Mesmo que o seu novo disco, “Spaces”, seja fruto de uma grande dose de improviso e inspiração momentânea da sua presença em palco, todos os temas que tocou na Sé acabaram por assumir uma nova história. Se na gravação ouvimos alguns sons produzidos pelos espectadores, também aqui essas fontes exteriores interferiram e, tal como Nils explicou, fazem com que cada concerto seja único, quase como se ao registo fosse dado um constante nascimento. Talvez por isso se tenha justificado a simpatia com que reagiu aos toques de telemóvel durante “Improvisation For Coughs And A Cell Phone” e “Hammers”, malhas em que sua destreza se tornou mais que evidente.
Já pouco se pode duvidar que este germânico seja, actualmente, um dos mais interessantes criadores de exploração ao piano, na sua incessante procura de dinâmicas, em que a melodia encerra sempre qualquer capítulo, mesmo que para isso tenha que dispor de uma maior utilização de graves, como se sucedeu em “For-Peter-Toilet Brushes-More” com aquela incrível sequência nas teclas a lembrar os Goblin nos momentos de “Suspiria” e as suas frequentes mudanças de tom.
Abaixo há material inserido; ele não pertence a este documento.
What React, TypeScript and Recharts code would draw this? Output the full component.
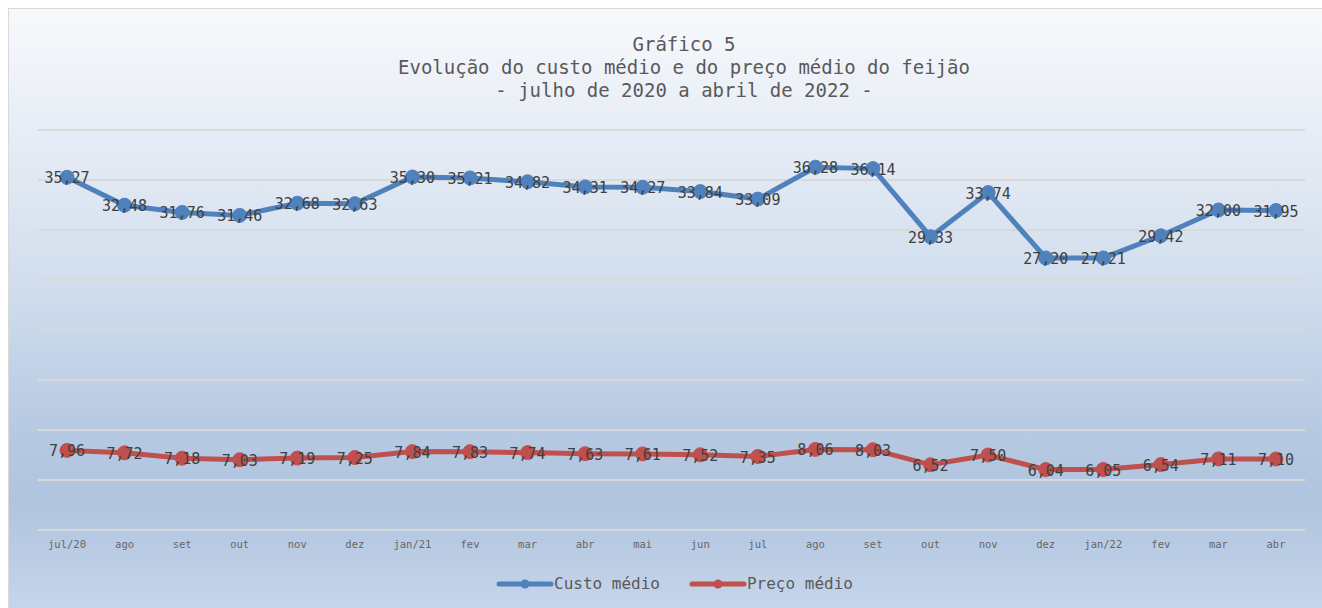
import React from "react";
import {
  LineChart,
  Line,
  XAxis,
  YAxis,
  CartesianGrid,
  LabelList,
} from "recharts";

const months = [
  "jul/20", "ago", "set", "out", "nov", "dez",
  "jan/21", "fev", "mar", "abr", "mai", "jun", "jul", "ago", "set", "out", "nov", "dez",
  "jan/22", "fev", "mar", "abr",
];

const custoMedio = [
  35.27, 32.48, 31.76, 31.46, 32.68, 32.63, 35.3, 35.21, 34.82, 34.31, 34.27,
  33.84, 33.09, 36.28, 36.14, 29.33, 33.74, 27.2, 27.21, 29.42, 32.0, 31.95,
];

const precoMedio = [
  7.96, 7.72, 7.18, 7.03, 7.19, 7.25, 7.84, 7.83, 7.74, 7.63, 7.61, 7.52, 7.35,
  8.06, 8.03, 6.52, 7.5, 6.04, 6.05, 6.54, 7.11, 7.1,
];

const yTicks = [0, 5, 10, 15, 20, 25, 30, 35, 40];

const titleLines = [
  "Gráfico 5",
  "Evolução do custo médio e do preço médio do feijão",
  "- julho de 2020 a abril de 2022 -",
];

const data = months.map((m, i) => ({
  idx: i,
  month: m,
  custo: custoMedio[i],
  preco: precoMedio[i],
}));

const FONT = "'DejaVu Sans Mono', 'Liberation Mono', monospace";
const BLUE = "#4f81bd";
const RED = "#c0504d";

const fmt = (v: number) => v.toFixed(2).replace(".", ",");

const PointLabel = (props: any) => {
  const { x, y, value } = props;
  return (
    <text
      x={x}
      y={y + 1}
      textAnchor="middle"
      dominantBaseline="central"
      fontFamily={FONT}
      fontSize={15}
      fill="#404040"
    >
      {fmt(value)}
    </text>
  );
};

const MonthTick = (props: any) => {
  const { x, y, payload } = props;
  return (
    <text
      x={x}
      y={y + 14}
      textAnchor="middle"
      dominantBaseline="central"
      fontFamily={FONT}
      fontSize={10.5}
      fill="#666666"
    >
      {months[payload.value]}
    </text>
  );
};

function LegendItem({ color, label }: { color: string; label: string }) {
  return (
    <div style={{ display: "flex", alignItems: "center", marginRight: 29 }}>
      <svg width={58} height={12}>
        <line x1={3} y1={6} x2={55} y2={6} stroke={color} strokeWidth={5} strokeLinecap="round" />
        <circle cx={29} cy={6} r={4.5} fill={color} />
      </svg>
      <span style={{ fontFamily: FONT, fontSize: 16, color: "#595959" }}>{label}</span>
    </div>
  );
}

export default function App() {
  return (
    <>
      <style>{`html{overflow:hidden}`}</style>
      <div
        style={{
          position: "fixed",
          left: 8,
          top: 8,
          right: 0,
          bottom: 0,
          overflow: "hidden",
          borderTop: "1px solid #d9d9d9",
          borderLeft: "1px solid #d9d9d9",
          background:
            "linear-gradient(180deg, #f7f9fc 0%, #e6ecf5 22%, #d2deed 45%, #b7cae3 70%, #b0c4df 82%, #c5d5ea 100%)",
        }}
      >
        <div
          style={{
            position: "absolute",
            left: 0,
            top: 24,
            width: 1350,
            textAlign: "center",
            fontFamily: FONT,
            fontSize: 19,
            lineHeight: "23px",
            color: "#595959",
          }}
        >
          {titleLines.map((t) => (
            <div key={t}>{t}</div>
          ))}
        </div>
        <LineChart
          width={1313}
          height={599}
          data={data}
          margin={{ top: 121, right: 17, left: 29, bottom: 48 }}
        >
          <CartesianGrid
            horizontal
            vertical={false}
            stroke="#d9d9d9"
            strokeWidth={2}
          />
          <XAxis
            dataKey="idx"
            type="category"
            height={30}
            padding={{ left: 29, right: 29 }}
            axisLine={{ stroke: "#d9d9d9", strokeWidth: 2 }}
            tickLine={false}
            tickSize={0}
            tickMargin={0}
            interval={0}
            tick={<MonthTick />}
          />
          <YAxis hide domain={[0, 40]} ticks={yTicks} />
          <Line
            dataKey="custo"
            stroke={BLUE}
            strokeWidth={5}
            dot={{ r: 7, fill: BLUE, stroke: BLUE, strokeWidth: 1 }}
            isAnimationActive={false}
          >
            <LabelList dataKey="custo" content={<PointLabel />} />
          </Line>
          <Line
            dataKey="preco"
            stroke={RED}
            strokeWidth={5}
            dot={{ r: 7, fill: RED, stroke: RED, strokeWidth: 1 }}
            isAnimationActive={false}
          >
            <LabelList dataKey="preco" content={<PointLabel />} />
          </Line>
        </LineChart>
        <div
          style={{
            position: "absolute",
            left: 487,
            top: 565,
            display: "flex",
            alignItems: "center",
          }}
        >
          <LegendItem color={BLUE} label="Custo médio" />
          <LegendItem color={RED} label="Preço médio" />
        </div>
      </div>
    </>
  );
}
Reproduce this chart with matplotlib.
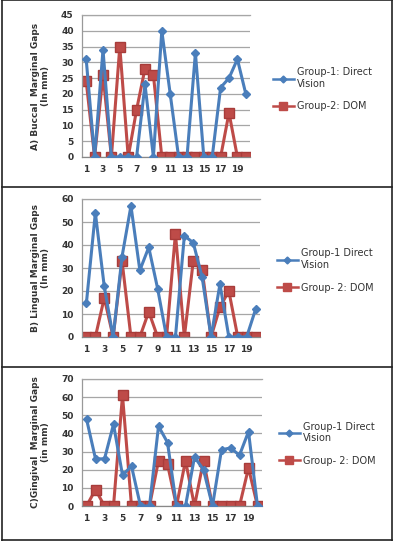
import matplotlib
matplotlib.use("Agg")
import matplotlib.pyplot as plt
from matplotlib.lines import Line2D

teeth = list(range(1, 21))

buccal_g1 = [31, 0, 34, 0, 0, 0, 0, 23, 0, 40, 20, 0, 0, 33, 0, 0, 22, 25, 31, 20]
buccal_g2 = [24, 0, 26, 0, 35, 0, 15, 28, 26, 0, 0, 0, 0, 0, 0, 0, 0, 14, 0, 0]

lingual_g1 = [15, 54, 22, 0, 35, 57, 29, 39, 21, 0, 0, 44, 41, 26, 0, 23, 0, 0, 0, 12]
lingual_g2 = [0, 0, 17, 0, 33, 0, 0, 11, 0, 0, 45, 0, 33, 29, 0, 13, 20, 0, 0, 0]

gingival_g1 = [48, 26, 26, 45, 17, 22, 0, 0, 44, 35, 0, 0, 27, 20, 0, 31, 32, 28, 41, 0]
gingival_g2 = [0, 9, 0, 0, 61, 0, 0, 0, 25, 23, 0, 25, 0, 25, 0, 0, 0, 0, 21, 0]

BLUE = '#4a7ebb'
RED = '#be4b48'

panels = [
	{'g1': buccal_g1, 'g2': buccal_g2, 'ymax': 45, 'step': 5,
	 'ylabel': 'A) Buccal  Marginal Gaps\n(In mm)',
	 'labels': ['Group-1: Direct\nVision', 'Group-2: DOM'],
	 'rect': [82 / 394, (541 - 157) / 541, 168 / 394, 142 / 541],
	 'leg': (0.67, 0.835)},
	{'g1': lingual_g1, 'g2': lingual_g2, 'ymax': 60, 'step': 10,
	 'ylabel': 'B) Lingual Marginal Gaps\n(In mm)',
	 'labels': ['Group-1 Direct\nVision', 'Group- 2: DOM'],
	 'rect': [82 / 394, (541 - 337) / 541, 178 / 394, 138 / 541],
	 'leg': (0.68, 0.5)},
	{'g1': gingival_g1, 'g2': gingival_g2, 'ymax': 70, 'step': 10,
	 'ylabel': 'C)Gingival  Marginal Gaps\n(in mm)',
	 'labels': ['Group-1 Direct\nVision', 'Group- 2: DOM'],
	 'rect': [82 / 394, (541 - 506) / 541, 180 / 394, 127 / 541],
	 'leg': (0.685, 0.18)},
]

fig = plt.figure(figsize=(3.94, 5.41), dpi=100)

for p in panels:
	ax = fig.add_axes(p['rect'])
	ax.plot(teeth, p['g1'], color=BLUE, lw=2.2, marker='D', ms=4, zorder=3)
	ax.plot(teeth, p['g2'], color=RED, lw=2.2, marker='s', ms=6.5, mec='#a83c3a', zorder=2)
	ax.set_xlim(0.5, 20.5)
	ax.set_ylim(0, p['ymax'])
	ax.set_yticks(range(0, p['ymax'] + 1, p['step']))
	ax.set_xticks(teeth[::2])
	ax.yaxis.grid(True, color='#a6a6a6', lw=0.9)
	ax.set_axisbelow(True)
	ax.spines['right'].set_visible(False)
	ax.spines['top'].set_color('#a6a6a6')
	ax.spines['left'].set_color('#999999')
	ax.spines['bottom'].set_color('#888888')
	for s in ax.spines.values():
		s.set_linewidth(0.9)
	ax.tick_params(length=0, labelsize=6.5, colors='#333333', pad=6)
	for t in ax.get_xticklabels() + ax.get_yticklabels():
		t.set_fontweight('bold')
	ax.set_ylabel(p['ylabel'], fontsize=6.5, fontweight='bold', color='#333333', labelpad=8)
	handles = [
		Line2D([], [], color=BLUE, lw=1.8, marker='D', ms=3.5),
		Line2D([], [], color=RED, lw=1.8, marker='s', ms=5.5),
	]
	fig.legend(handles, p['labels'], loc='center left', bbox_to_anchor=p['leg'],
			   frameon=False, fontsize=7, handlelength=2.2, handletextpad=0.3,
			   labelspacing=1.3, labelcolor='#333333')

# panel frames
for y in [0, 187, 367]:
	fig.add_artist(Line2D([2 / 394, 392 / 394], [1 - y / 541, 1 - y / 541], color='#222222', lw=1.2))
fig.add_artist(Line2D([2 / 394, 392 / 394], [1 / 541, 1 / 541], color='#222222', lw=1.2))
fig.add_artist(Line2D([2 / 394, 2 / 394], [0, 1], color='#222222', lw=1.2))
fig.add_artist(Line2D([392 / 394, 392 / 394], [0, 1], color='#222222', lw=1.2))

fig.savefig('out.png', dpi=100)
Depois de uma abstinência de quatro anos ao nosso país – correspondendo, infelizmente, ao seu maior período criativo – Nils Frahm não deixou de recordar uma fase dramática da sua vida em que com um dedo partido temeu pela sua carreira. Dessa época, retornou a “You” do disco “Screws” e ao seu lamento embalante e melancólico. Frahm que acabou rodeado de um enorme aglomerado de gente, mostrou-se um operacional capaz de imobilizar os sentidos, mas também de os despertar para a grandeza das suas peças. Tal como sugeriu, temos mesmo que o convidar mais vezes.